MYSQL datatype Java object type
BIGINT Long
BINARY String (hex encoded)
BIT Long
BLOB String (hex encoded)
BOOLEAN Long
CHAR String
DATE String (Format: yyyy-MM-dd)
DATETIME String (UTC format)
DECIMAL String
DOUBLE Double
ENUM String
FLOAT Double
INT Long
JSON String
LONGBLOB String (hex encoded)
LONGTEXT String
MEDIUMBLOB String (hex encoded)
MEDIUMINT Long
MEDIUMTEXT String
SET String
SMALLINT Long
TEXT String
TIME String (Format: HH-mm-ss)
TIMESTAMP String (UTC format)
TINYBLOB String (hex encoded)
TINYINT Long
TINYTEXT String
VARBINARY String (hex encoded)
VARCHAR String

Values in the request for spatial data type columns will be NULL if not supported by the source connector.

Response

MigrationTransformationResponse contains the following information -

  • responseRow - It is a map of type Map<java.lang.String, java.lang.Object> where key is the spanner column name and value is spanner column value.
  • isEventFiltered - If set to true, event will be skipped and not written to spanner.

Values in the response row must be compatible with their corresponding Spanner column types.

The following table outlines the recommended Java object types for each Spanner data type(GSQL dialect and PostgreSQL dialect) to ensure successful data insertion:

Spanner datatype (GSQL dialect) Spanner datatype (PostgreSQL dialect) Java object type
INT64 bigint Long
FLOAT32 real Double
FLOAT64 double precision Double
NUMERIC numeric String
BOOL boolean Boolean
STRING text/character varying String
BYTES bytea Hex Encoded string
DATE date String (Format: yyyy-MM-dd)
TIMESTAMP timestamp with time zone String (in UTC format, e.g., 2023-05-23T12:34:56Z)
JSON jsonb String

Please refer to the sample implementation of toSpannerRow for most MySQL datatype columns here.

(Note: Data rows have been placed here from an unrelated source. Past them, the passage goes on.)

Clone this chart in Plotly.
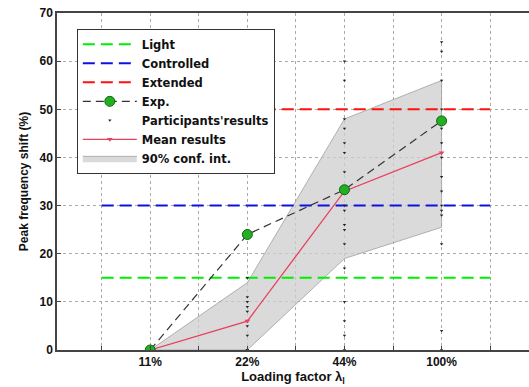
import plotly.graph_objects as go

categories = [1, 2, 3, 4]
cat_labels = ["11%", "22%", "44%", "100%"]
y_ticks = [0, 10, 20, 30, 40, 50, 60, 70]

light_level = 15
controlled_level = 30
extended_level = 50

exp_values = [0, 24, 33.3, 47.6]
mean_values = [0, 6, 33, 41]
ci_upper = [0, 14, 48, 56]
ci_lower = [0, 0, 19, 25.5]

participants_11 = [0, 0, 0, 0, 0]
participants_22 = [0, 0, 0, 3, 5, 8, 9, 10, 11, 15]
participants_44 = [60, 56, 48, 46, 43, 41, 37, 33, 30, 29, 26, 25, 22, 17, 10, 6, 3, 0]
participants_100 = [64, 62, 56, 50, 46, 43, 40, 36, 33, 30, 29, 28, 22, 4, 0]

font_family = "Arial, Liberation Sans, sans-serif"
legend_family = "DejaVu Sans, Verdana, sans-serif"

fig = go.Figure()

# confidence band
fig.add_trace(go.Scatter(
    x=categories + categories[::-1],
    y=ci_upper + ci_lower[::-1],
    fill="toself", fillcolor="rgba(205,205,205,0.75)",
    line=dict(color="rgba(160,160,160,0.8)", width=1),
    mode="lines", name="90% conf. int.", legendrank=7,
))

hx = [0.5, 4.5]
fig.add_trace(go.Scatter(x=hx, y=[light_level] * 2, mode="lines", name="Light",
                         line=dict(color="#00ee00", width=2, dash="12px,6px"), legendrank=1))
fig.add_trace(go.Scatter(x=hx, y=[controlled_level] * 2, mode="lines", name="Controlled",
                         line=dict(color="#1010e0", width=2, dash="12px,6px"), legendrank=2))
fig.add_trace(go.Scatter(x=hx, y=[extended_level] * 2, mode="lines", name="Extended",
                         line=dict(color="#ff1010", width=2, dash="12px,6px"), legendrank=3))

# participants
px, py = [], []
for c, vals in zip(categories, [participants_11, participants_22, participants_44, participants_100]):
    px += [c] * len(vals)
    py += vals
fig.add_trace(go.Scatter(x=px, y=py, mode="markers", name="Participants'results",
                         marker=dict(color="#222222", size=3, symbol="triangle-down"), legendrank=5))

fig.add_trace(go.Scatter(x=categories, y=mean_values, mode="lines+markers", name="Mean results",
                         line=dict(color="#e8405f", width=1.3),
                         marker=dict(color="#e8405f", size=5, symbol="triangle-down"), legendrank=6))

fig.add_trace(go.Scatter(x=categories, y=exp_values, mode="lines+markers", name="Exp.",
                         line=dict(color="#333333", width=1.2, dash="8px,5px"),
                         marker=dict(color="#22b022", size=10, line=dict(color="#116611", width=1)),
                         legendrank=4))

tickvals = [0.5, 1, 1.5, 2, 2.5, 3, 3.5, 4, 4.5]
ticktext = ["", cat_labels[0], "", cat_labels[1], "", cat_labels[2], "", cat_labels[3], ""]

fig.update_layout(
    width=529, height=387,
    margin=dict(l=57, r=0, t=13, b=37),
    paper_bgcolor="white", plot_bgcolor="white",
    font=dict(family=font_family, size=12, color="#222222"),
    showlegend=True,
    legend=dict(
        x=0.042, y=0.953, xanchor="left", yanchor="top",
        bgcolor="white", bordercolor="#333333", borderwidth=1,
        font=dict(family=legend_family, size=11.5, color="#111111", weight="bold"),
        tracegroupgap=0, itemwidth=54,
    ),
    xaxis=dict(
        range=[0.04, 4.9], tickvals=tickvals, ticktext=ticktext,
        showgrid=True, gridcolor="#aaaaaa", griddash="dot", gridwidth=1,
        showline=True, linecolor="#444444", linewidth=1.5, mirror=True,
        ticks="inside", ticklen=4, tickcolor="#444444",
        tickfont=dict(family=font_family, size=12, weight="bold", color="#111111"),
        title=dict(text="<b>Loading factor λ<sub>l</sub></b>", standoff=0,
                   font=dict(family=font_family, size=13, color="#111111")),
        zeroline=False,
    ),
    yaxis=dict(
        range=[0, 70.02], tickvals=y_ticks,
        showgrid=True, gridcolor="#aaaaaa", griddash="dot", gridwidth=1,
        showline=True, linecolor="#444444", linewidth=1.5,
        ticks="inside", ticklen=4, tickcolor="#444444",
        tickfont=dict(family=font_family, size=12, weight="bold", color="#111111"),
        title=dict(text="Peak frequency shift (%)", standoff=8,
                   font=dict(family=font_family, size=12, color="#111111", weight="bold")),
        zeroline=False,
    ),
)

fig.write_html("out.html", config={"displayModeBar": False},
               post_script="document.body.style.margin='0';document.body.style.overflow='hidden';")
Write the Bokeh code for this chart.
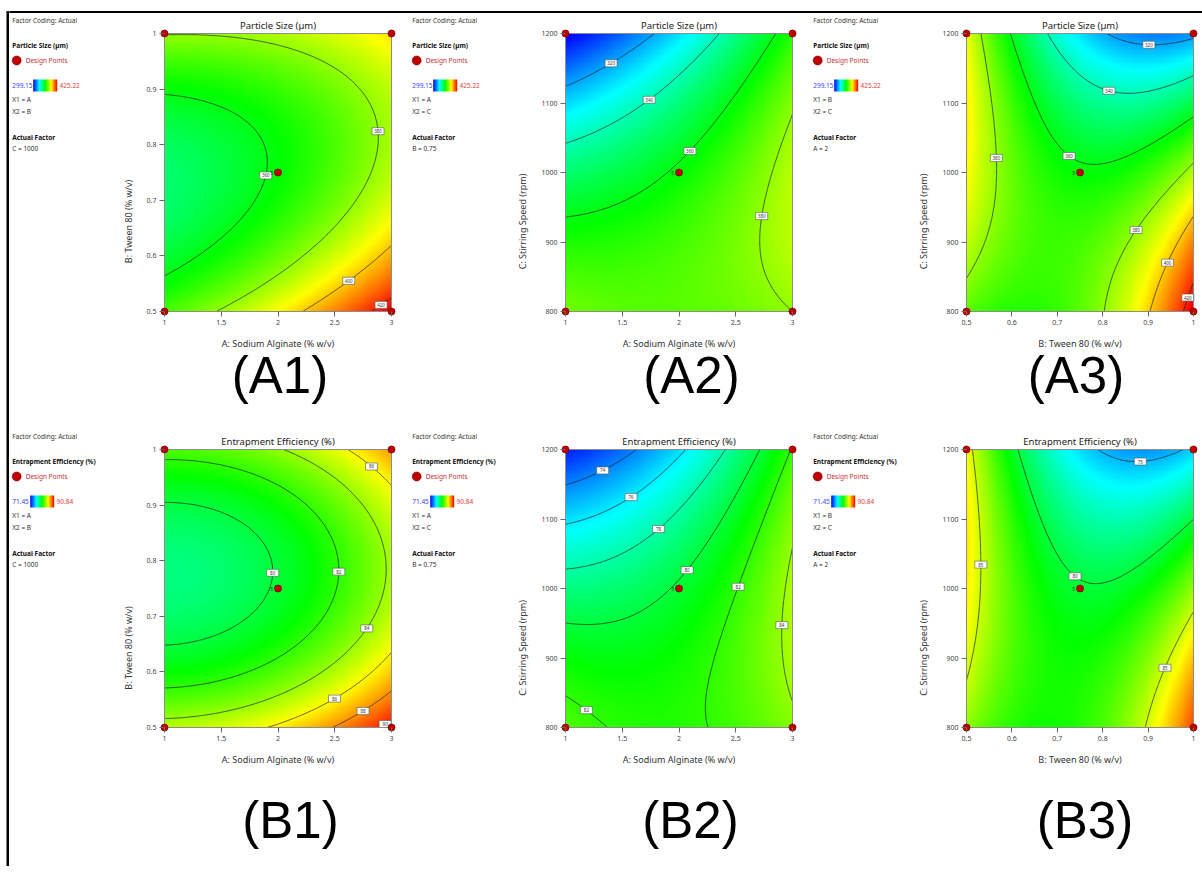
import numpy as np
import contourpy
from bokeh.plotting import figure
from bokeh.layouts import column, row
from bokeh.models import LinearColorMapper, FixedTicker, Range1d
from bokeh.embed import file_html
from bokeh.resources import INLINE
from bokeh.core.properties import value

# ---------------- data ----------------
A_levels = [1.0, 2.0, 3.0]          # A: Sodium alginate (% w/v)
B_levels = [0.5, 0.75, 1.0]         # B: Tween 80 (% w/v)
C_levels = [800.0, 1000.0, 1200.0]  # C: Stirring speed (rpm)
A_ticks = [1, 1.5, 2, 2.5, 3]
A_tick_labels = ["1", "1.5", "2", "2.5", "3"]
B_ticks = [0.5, 0.6, 0.7, 0.8, 0.9, 1.0]
B_tick_labels = ["0.5", "0.6", "0.7", "0.8", "0.9", "1"]
C_ticks = [800, 900, 1000, 1100, 1200]
C_tick_labels = ["800", "900", "1000", "1100", "1200"]
factor_names = {"A": "A: Sodium Alginate (% w/v)",
                "B": "B: Tween 80 (% w/v)",
                "C": "C: Stirring Speed (rpm)"}

# coded quadratic models [b0, A, B, C, AB, AC, BC, A2, B2, C2]
ps_coef = [361.8, 18.1, -4.9, -22.9, -9.8, 16.1, -32.0, 5.0, 27.0, -11.7]
ee_coef = [80.2, 2.79, -1.2, -3.04, -0.17, 2.28, -4.0, 1.36, 4.87, -1.46]
ps_range = [299.15, 425.22]
ee_range = [71.45, 90.84]
ps_contours = [320, 340, 360, 380, 400, 420]
ee_contours = [74, 76, 78, 80, 82, 84, 86, 88, 90]
ee_contours_bc = [75, 80, 85]
center_runs = "5"

panel_x = ["A", "A", "B"]
panel_y = ["B", "C", "C"]
panel_fixed = ["C", "B", "A"]
fixed_text = ["C = 1000", "B = 0.75", "A = 2"]
captions_ps = ["(A1)", "(A2)", "(A3)"]
captions_ee = ["(B1)", "(B2)", "(B3)"]

# ---------------- styling / layout ----------------
stops = [(0, 0, 255), (0, 255, 255), (0, 255, 0), (255, 255, 0), (255, 0, 0)]
PALETTE = []
for i in range(256):
    t = i / 255 * 4
    k = min(int(t), 3)
    f = t - k
    c = [round(stops[k][j] * (1 - f) + stops[k + 1][j] * f) for j in range(3)]
    PALETTE.append("#%02x%02x%02x" % tuple(c))

PAD = 5            # px at the left/right of the plot box inside the frame
TOP_PAD = 20       # px above the box (title area)
BOX_W = 227
BOX_H = 278
ROW_H = [416, 437]
LEFT_W = 9
TOP_H = 13
CAP_DY = [63.5, 92.5]                    # caption centre below box bottom (px)
CAP_DX = [[2, 12.5, -4], [12.5, 11.5, 5]]  # caption shift from box centre (px)
LEG_W = [101, 100, 100]
LEG_TX = [2.7, 1.7, 2.7]
PAN_W = [300, 300, 292]
PAN_BL = [49, 50, 51]
PAN_BR = [14, 13, 4]
INNER_W = sum(LEG_W) + sum(PAN_W)
FONT = "Noto Sans"

levels_of = {"A": A_levels, "B": B_levels, "C": C_levels}
ticks_of = {"A": (A_ticks, A_tick_labels), "B": (B_ticks, B_tick_labels),
            "C": (C_ticks, C_tick_labels)}


def predict(coef, a, b, c):
    return (coef[0] + coef[1] * a + coef[2] * b + coef[3] * c + coef[4] * a * b
            + coef[5] * a * c + coef[6] * b * c + coef[7] * a * a + coef[8] * b * b
            + coef[9] * c * c)


def coded(f, v):
    lv = levels_of[f]
    return (np.asarray(v) - lv[1]) / ((lv[2] - lv[0]) / 2.0)


def blank(w, h, xr, yr):
    p = figure(width=w, height=h, x_range=Range1d(*xr), y_range=Range1d(*yr),
               toolbar_location=None, output_backend="svg", min_border=0,
               x_axis_type=None, y_axis_type=None)
    p.outline_line_color = None
    p.grid.visible = False
    return p


def make_panel(coef, vrange, clevels, xf, yf, ff, title, caption, width, bl, br,
               height, cap_dx, cap_dy):
    x0, xc, x1 = levels_of[xf]
    y0, yc, y1 = levels_of[yf]
    spx = (x1 - x0) / BOX_W
    spy = (y1 - y0) / BOX_H
    below = height - TOP_PAD - BOX_H
    p = figure(width=width, height=height,
               x_range=Range1d(x0 - PAD * spx, x1 + PAD * spx),
               y_range=Range1d(y0 - below * spy, y1 + TOP_PAD * spy),
               toolbar_location=None, output_backend="svg",
               min_border_left=bl, min_border_right=br,
               min_border_top=0, min_border_bottom=0)
    p.outline_line_color = None
    p.grid.visible = False

    mapper = LinearColorMapper(palette=PALETTE, low=vrange[0], high=vrange[1])
    N = 240
    gx = np.linspace(x0, x1, N)
    gy = np.linspace(y0, y1, N)
    GX, GY = np.meshgrid(gx, gy)
    cod = {xf: coded(xf, GX), yf: coded(yf, GY), ff: np.zeros_like(GX)}
    Z = predict(coef, cod["A"], cod["B"], cod["C"])
    p.image(image=[Z], x=x0, y=y0, dw=x1 - x0, dh=y1 - y0, color_mapper=mapper)

    gen = contourpy.contour_generator(GX, GY, Z, line_type="Separate")
    lxs, lys, tx, ty, tt = [], [], [], [], []
    for lev in clevels:
        for seg in gen.lines(lev):
            if len(seg) < 2:
                continue
            lxs.append(seg[:, 0])
            lys.append(seg[:, 1])
            px = (seg[:, 0] - x0) / spx
            py = (seg[:, 1] - y0) / spy
            d = np.hypot(np.diff(px), np.diff(py))
            s = np.concatenate([[0.0], np.cumsum(d)])
            if s[-1] < 12:
                continue
            i = int(np.searchsorted(s, s[-1] / 2))
            tx.append(seg[i, 0])
            ty.append(seg[i, 1])
            tt.append(str(lev))
    p.multi_line(xs=lxs, ys=lys, line_color="#1a1a1a", line_width=0.7)
    p.rect(x=tx, y=ty, width=12, height=7, width_units="screen", height_units="screen",
           fill_color="white", line_color="#555555", line_width=0.6)
    p.text(x=tx, y=ty, text=tt, text_font=value(FONT), text_font_size=value("4.5px"),
           text_align="center", text_baseline="middle", text_color="#333333")

    p.quad(left=[x0], right=[x1], bottom=[y0], top=[y1], fill_color=None,
           line_color="#8c8c8c", line_width=1)

    dpx = [x0, x1, x0, x1, xc]
    dpy = [y0, y0, y1, y1, yc]
    p.scatter(x=dpx, y=dpy, size=7, fill_color="#C00000", line_color="#7a0000",
              line_width=0.8)
    p.text(x=[xc], y=[yc], text=[center_runs], x_offset=-5, text_font=value(FONT),
           text_font_size=value("5px"), text_align="right", text_baseline="middle",
           text_color="#333333")

    # title above the box, caption below the axis (both inside the frame)
    p.text(x=[xc], y=[y1 + 8 * spy], text=[title], text_font=value(FONT),
           text_font_size=value("9.5px"), text_align="center", text_baseline="middle",
           text_color="#222222")
    p.text(x=[(x0 + x1) / 2 + cap_dx * spx], y=[y0 - cap_dy * spy], text=[caption],
           text_font=value("Liberation Sans"), text_font_size=value("51px"),
           text_align="center", text_baseline="middle", text_color="#000000")

    xt, xl = ticks_of[xf]
    yt, yl = ticks_of[yf]
    p.xaxis.ticker = FixedTicker(ticks=xt)
    p.xaxis.major_label_overrides = dict(zip(xt, xl))
    p.xaxis.fixed_location = y0
    p.yaxis.ticker = FixedTicker(ticks=yt)
    p.yaxis.major_label_overrides = dict(zip(yt, yl))
    p.xaxis.axis_label = factor_names[xf]
    p.yaxis.axis_label = factor_names[yf]
    for ax in (p.xaxis[0], p.yaxis[0]):
        ax.minor_tick_line_color = None
        ax.axis_line_color = None
        ax.major_tick_line_color = "#666666"
        ax.major_label_text_font = FONT
        ax.major_label_text_font_size = "7px"
        ax.major_label_text_color = "#444444"
        ax.major_label_standoff = 3
        ax.axis_label_text_font = FONT
        ax.axis_label_text_font_size = "9px"
        ax.axis_label_text_font_style = "normal"
        ax.axis_label_text_color = "#333333"
    p.xaxis.major_tick_in = 0
    p.xaxis.major_tick_out = PAD
    p.yaxis.major_tick_in = PAD
    p.yaxis.major_tick_out = 0
    p.xaxis.axis_label_standoff = 9
    p.yaxis.axis_label_standoff = 9
    return p


def legend_fig(w, h, tx, resp_title, vrange, x1, x2, fixed, bar_dx):
    p = blank(w, h, (0, w), (0, h))

    def Y(v):
        return h - v

    fs = value("6.5px")
    f = value(FONT)
    p.text(x=[tx], y=[Y(7)], text=["Factor Coding: Actual"], text_font=f,
           text_font_size=fs, text_color="#333333", text_baseline="middle")
    p.text(x=[tx, tx], y=[Y(32), Y(124)], text=[resp_title, "Actual Factor"],
           text_font=f, text_font_size=fs, text_font_style="bold",
           text_color="#111111", text_baseline="middle")
    p.scatter(x=[tx + 4.5], y=[Y(47)], size=9, fill_color="#C00000",
              line_color="#800000", line_width=0.6)
    p.text(x=[tx + 13.5], y=[Y(47)], text=["Design Points"], text_font=f,
           text_font_size=fs, text_color="#C83232", text_baseline="middle")
    p.text(x=[tx], y=[Y(72)], text=["%.2f" % vrange[0]], text_font=f,
           text_font_size=fs, text_color="#3c3cff", text_baseline="middle")
    mapper = LinearColorMapper(palette=PALETTE, low=vrange[0], high=vrange[1])
    grad = np.linspace(vrange[0], vrange[1], 120)[None, :]
    p.image(image=[grad], x=tx + bar_dx, y=Y(78), dw=24, dh=12, color_mapper=mapper)
    p.text(x=[tx + bar_dx + 26.3], y=[Y(72)], text=["%.2f" % vrange[1]], text_font=f,
           text_font_size=fs, text_color="#e03c3c", text_baseline="middle")
    p.text(x=[tx, tx, tx], y=[Y(86), Y(98), Y(135)],
           text=["X1 = " + x1, "X2 = " + x2, fixed], text_font=f,
           text_font_size=fs, text_color="#333333", text_baseline="middle")
    return p


TOTAL_H = TOP_H + sum(ROW_H)

left = blank(LEFT_W, TOTAL_H, (0, LEFT_W), (0, TOTAL_H))
left.quad(left=[6.5, 6.5], right=[8.5, LEFT_W], bottom=[0, TOTAL_H - 12.5],
          top=[TOTAL_H - 11, TOTAL_H - 11], color="black")

top = blank(INNER_W, TOP_H, (0, INNER_W), (0, TOP_H))
top.quad(left=[0], right=[INNER_W], bottom=[0.5], top=[2.0], color="black")

specs = [("Particle Size (µm)", ps_coef, ps_range, [ps_contours] * 3, captions_ps, 21.0),
         ("Entrapment Efficiency (%)", ee_coef, ee_range,
          [ee_contours, ee_contours, ee_contours_bc], captions_ee, 18.0)]
blocks = [top]
for r, (resp, coef, vr, clevs, caps, bar_dx) in enumerate(specs):
    kids = []
    for k in range(3):
        kids.append(legend_fig(LEG_W[k], ROW_H[r], LEG_TX[k], resp, vr,
                               panel_x[k], panel_y[k], fixed_text[k], bar_dx))
        kids.append(make_panel(coef, vr, clevs[k], panel_x[k], panel_y[k], panel_fixed[k],
                               resp, caps[k], PAN_W[k], PAN_BL[k], PAN_BR[k], ROW_H[r],
                               CAP_DX[r][k], CAP_DY[r]))
    blocks.append(row(*kids))

layout = row(left, column(*blocks))
open("out.html", "w").write(file_html(layout, INLINE, "Response surface contour plots"))
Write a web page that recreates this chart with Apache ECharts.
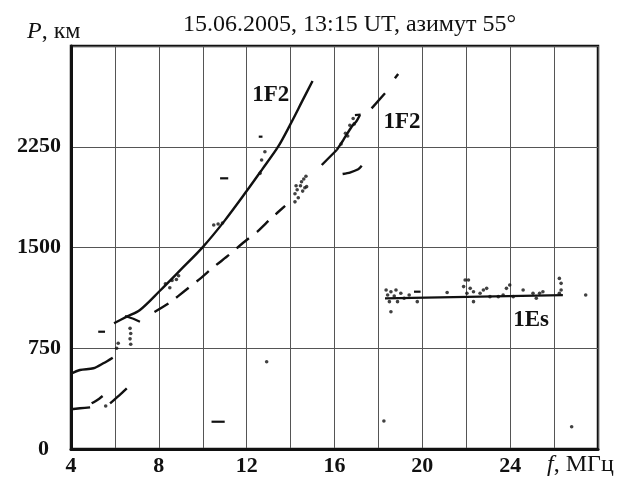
<!DOCTYPE html>
<html>
<head>
<meta charset="utf-8">
<script src="https://cdn.jsdelivr.net/npm/echarts@6/dist/echarts.min.js"></script>
<style>
  html, body { margin: 0; padding: 0; background: #fff; }
  #chart { width: 624px; height: 477px; }
</style>
</head>
<body>
<div id="chart"></div>
<script>
// Oblique sounding ionogram: group path P (km) against frequency f (MHz)

const xTicks = [4, 8, 12, 16, 20, 24];
const yTicks = [0, 750, 1500, 2250];

// 1F2 mode, upper (solid) trace
const f2Main = [
  [5.96, 936], [6.54, 985], [7.14, 1035], [8.05, 1178], [9.0, 1335],
  [9.98, 1499], [11.0, 1700], [12.0, 1920], [12.7, 2080], [13.44, 2252],
  [14.0, 2420], [14.5, 2580], [15.0, 2740]
];

// 1F2 mode, lower (dashed) trace
const f2Branch = [
  [7.8, 1020], [8.5, 1090], [9.2, 1180], [9.9, 1270], [10.5, 1355],
  [11.2, 1445], [11.8, 1530], [12.5, 1620], [13.1, 1715], [13.75, 1810]
];

// 1F2 upper trace above 15 MHz, drawn piece by piece
const f2UpperPieces = [
  [[15.42, 2114], [16.1, 2226]],
  [[16.1, 2226], [16.4, 2300], [16.78, 2399], [17.0, 2440], [17.16, 2486]],
  [[17.69, 2536], [18.3, 2648]],
  [[18.75, 2760], [18.9, 2792]],
  [[16.37, 2047], [16.7, 2058], [17.08, 2082], [17.24, 2108]]
];

// Low-frequency traces below 6.5 MHz
const lowTrace = [[4.0, 560], [4.41, 588], [5.02, 601], [5.47, 638], [5.9, 680]];
const bottomPieces = [
  [[4.0, 296], [4.41, 303], [4.87, 310]],
  [[4.94, 340], [5.2, 365], [5.44, 395]],
  [[5.78, 340], [6.2, 400], [6.54, 452]]
];

// 1Es mode
const esLine = [[18.3, 1122], [26.4, 1146]];
const esPoints = [
  [18.35, 1184], [18.57, 1171], [18.8, 1184], [18.42, 1146], [18.72, 1139],
  [18.5, 1097], [18.87, 1097], [18.57, 1022], [19.02, 1159], [19.17, 1122],
  [19.4, 1146], [19.77, 1097], [21.13, 1165], [21.95, 1258], [22.1, 1258],
  [21.88, 1209], [22.18, 1196], [22.03, 1159], [22.33, 1171], [22.63, 1159],
  [22.78, 1184], [22.93, 1196], [22.33, 1097], [23.08, 1134], [23.46, 1134],
  [23.83, 1196], [23.98, 1221], [23.68, 1146], [24.14, 1134], [24.59, 1184],
  [25.04, 1159], [25.34, 1159], [25.49, 1171], [25.19, 1122], [26.24, 1270],
  [26.32, 1233], [26.32, 1184], [26.24, 1159], [27.44, 1146]
];

// Isolated returns
const strayPoints = [
  [12.91, 650], [18.25, 208], [26.8, 166], [5.58, 320],
  [6.69, 898], [6.72, 860], [6.69, 820], [6.72, 780], [6.15, 787], [6.08, 750],
  [12.83, 2213], [12.68, 2151], [12.61, 2052],
  [8.3, 1230], [8.6, 1255], [8.9, 1290], [8.5, 1200], [8.8, 1262],
  [10.5, 1668], [10.7, 1675], [10.9, 1682],
  [14.2, 1900], [14.3, 1930], [14.45, 1960], [14.5, 1990], [14.6, 2010],
  [14.7, 2030], [14.35, 1870], [14.55, 1920], [14.25, 1960], [14.65, 1945],
  [14.2, 1840], [14.73, 1953],
  [16.5, 2350], [16.6, 2330], [16.9, 2420], [16.7, 2410], [16.3, 2270], [16.85, 2460]
];
const strayDashes = [
  [[5.24, 873], [5.55, 873]],
  [[10.4, 203], [11.0, 203]],
  [[10.79, 2015], [11.16, 2015]],
  [[12.55, 2325], [12.72, 2325]],
  [[16.93, 2486], [17.19, 2490]],
  [[19.62, 1171], [19.92, 1171]],
  [[6.46, 990], [6.84, 970], [7.14, 948]]
];

// Mode labels (name, frequency, path)
const modeNames = ['1F2', '1F2', '1Es'];
const modeLabelF = [13.1, 19.07, 24.95];
const modeLabelP = [2635, 2434, 960];

const SERIF = '"Liberation Serif", "DejaVu Serif", serif';
const INK = '#111';

function lineSeries(data, extra) {
  return Object.assign({
    type: 'line',
    data: data,
    symbol: 'none',
    silent: true,
    lineStyle: { color: INK, width: 2.4 }
  }, extra || {});
}

const series = [
  lineSeries(f2Main, { smooth: 0.3 }),
  lineSeries(f2Branch, { smooth: 0.2, lineStyle: { color: INK, width: 2.4, type: [16, 10] } }),
  lineSeries(lowTrace, { smooth: 0.3 }),
  lineSeries(esLine, { lineStyle: { color: INK, width: 2.2 } })
];
f2UpperPieces.forEach(p => series.push(lineSeries(p, { smooth: 0.2 })));
bottomPieces.forEach(p => series.push(lineSeries(p, { smooth: 0.2 })));
strayDashes.forEach(p => series.push(lineSeries(p, { lineStyle: { color: INK, width: 2.2 } })));
series.push({
  type: 'scatter',
  data: esPoints.concat(strayPoints),
  symbol: 'circle',
  symbolSize: 3.6,
  itemStyle: { color: INK },
  silent: true
});

const axisNameText = (t, left, top) => ({
  type: 'text', left: left, top: top,
  style: {
    text: t,
    fill: INK,
    font: '24px ' + SERIF,
    rich: { i: { fontStyle: 'italic', fontFamily: SERIF, fontSize: 24, fill: INK } }
  }
});

const chart = echarts.init(document.getElementById('chart'), null, { renderer: 'canvas' });
chart.setOption({
  animation: false,
  backgroundColor: '#fff',
  title: {
    text: '15.06.2005, 13:15 UT, азимут 55°',
    left: 178,
    top: 8,
    textStyle: { fontFamily: SERIF, fontWeight: 'normal', fontSize: 24, color: INK }
  },
  grid: {
    left: 71, right: 26, top: 46, bottom: 28,
    show: true, borderColor: INK, borderWidth: 2.5, backgroundColor: 'transparent'
  },
  xAxis: {
    type: 'value',
    min: 4, max: 28, interval: 2,
    axisLine: { show: true, lineStyle: { color: INK, width: 3 } },
    axisTick: { show: false },
    splitLine: { show: true, lineStyle: { color: '#555', width: 1 } },
    axisLabel: {
      margin: 6,
      fontFamily: SERIF, fontWeight: 'bold', fontSize: 22, color: INK,
      formatter: v => (xTicks.indexOf(v) >= 0 ? String(v) : '')
    }
  },
  yAxis: {
    type: 'value',
    min: 0, max: 3000, interval: 750,
    axisLine: { show: true, lineStyle: { color: INK, width: 3 } },
    axisTick: { show: false },
    splitLine: { show: true, lineStyle: { color: '#555', width: 1 } },
    axisLabel: {
      margin: 10,
      fontFamily: SERIF, fontWeight: 'bold', fontSize: 22, color: INK,
      formatter: v => {
        if (yTicks.indexOf(v) < 0) return '';
        return v === 0 ? '{z|0}' : String(v);
      },
      rich: {
        z: { fontFamily: SERIF, fontWeight: 'bold', fontSize: 22, color: INK, padding: [0, 12, 0, 0] }
      }
    }
  },
  graphic: [
    axisNameText('{i|P}, км', 27, 20),
    axisNameText('{i|f}, МГц', 547, 453)
  ],
  series: series
});

// Mode labels placed through the chart's own coordinate system
const labelGraphics = modeNames.map((name, i) => {
  const pt = chart.convertToPixel({ gridIndex: 0 }, [modeLabelF[i], modeLabelP[i]]);
  return {
    type: 'text',
    x: pt[0], y: pt[1],
    style: {
      text: name,
      fill: INK,
      font: 'bold 23px ' + SERIF,
      align: 'center',
      verticalAlign: 'middle'
    }
  };
});
chart.setOption({
  graphic: [
    axisNameText('{i|P}, км', 27, 20),
    axisNameText('{i|f}, МГц', 547, 453)
  ].concat(labelGraphics)
});
</script>
</body>
</html>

Steps to implement custom transformation

  1. Checkout the dataflow code from github
     git clone https://github.com/GoogleCloudPlatform/DataflowTemplates.git
    
  2. Update the logic in CustomTransformationFetcher class in v2/spanner-custom-shard.
  3. If any custom parameters are needed in the custom transformation logic, they can be passed to the init method of the custom class. The init method is invoked once per worker setup.
  4. Please test the modified code by writing unit and cross functional tests in CustomTransformationFetcherTest.java
  5. Build the spanner-custom-shard module by running the below commands:
     cd v2/spanner-custom-shard
     mvn install
    
  6. Upload the built JAR located in v2/spanner-custom-shard/target with the name spanner-custom-shard-1.0-SNAPSHOT.jar to a GCS bucket

Error handling

  • If the value of a column, received as a response from the custom JAR, cannot be successfully parsed into the corresponding Spanner column datatype, pipeline will deem the record as failed and label it as a SEVERE error in the DLQ.
  • If the custom JAR sends a NULL response for a NOT NULL column, the record will encounter a failure during insertion and will be labelled as a SEVERE error in the DLQ.
  • If the custom JAR returns an exception while processing a record then pipeline will deem the record as failed, label it as a SEVERE error in the DLQ and will increment the Custom Transformation Exceptions metric.
  • If the custom JAR returns an extra column in response which is not present in the spanner schema then the record will be labelled as SEVERE error and moved to DLQ.

Best practices

  • Avoid time-consuming operations in the custom JAR, as they can slow down the pipeline since it is executed at a per-record level.
  • Ensure idempotency and account for retries.
  • Be cautious with logging in the toSpannerRow method, as logging per row can cause throttling.
  • Throw an InvalidTransformationException if an error occurs while processing a particular event in the custom JAR.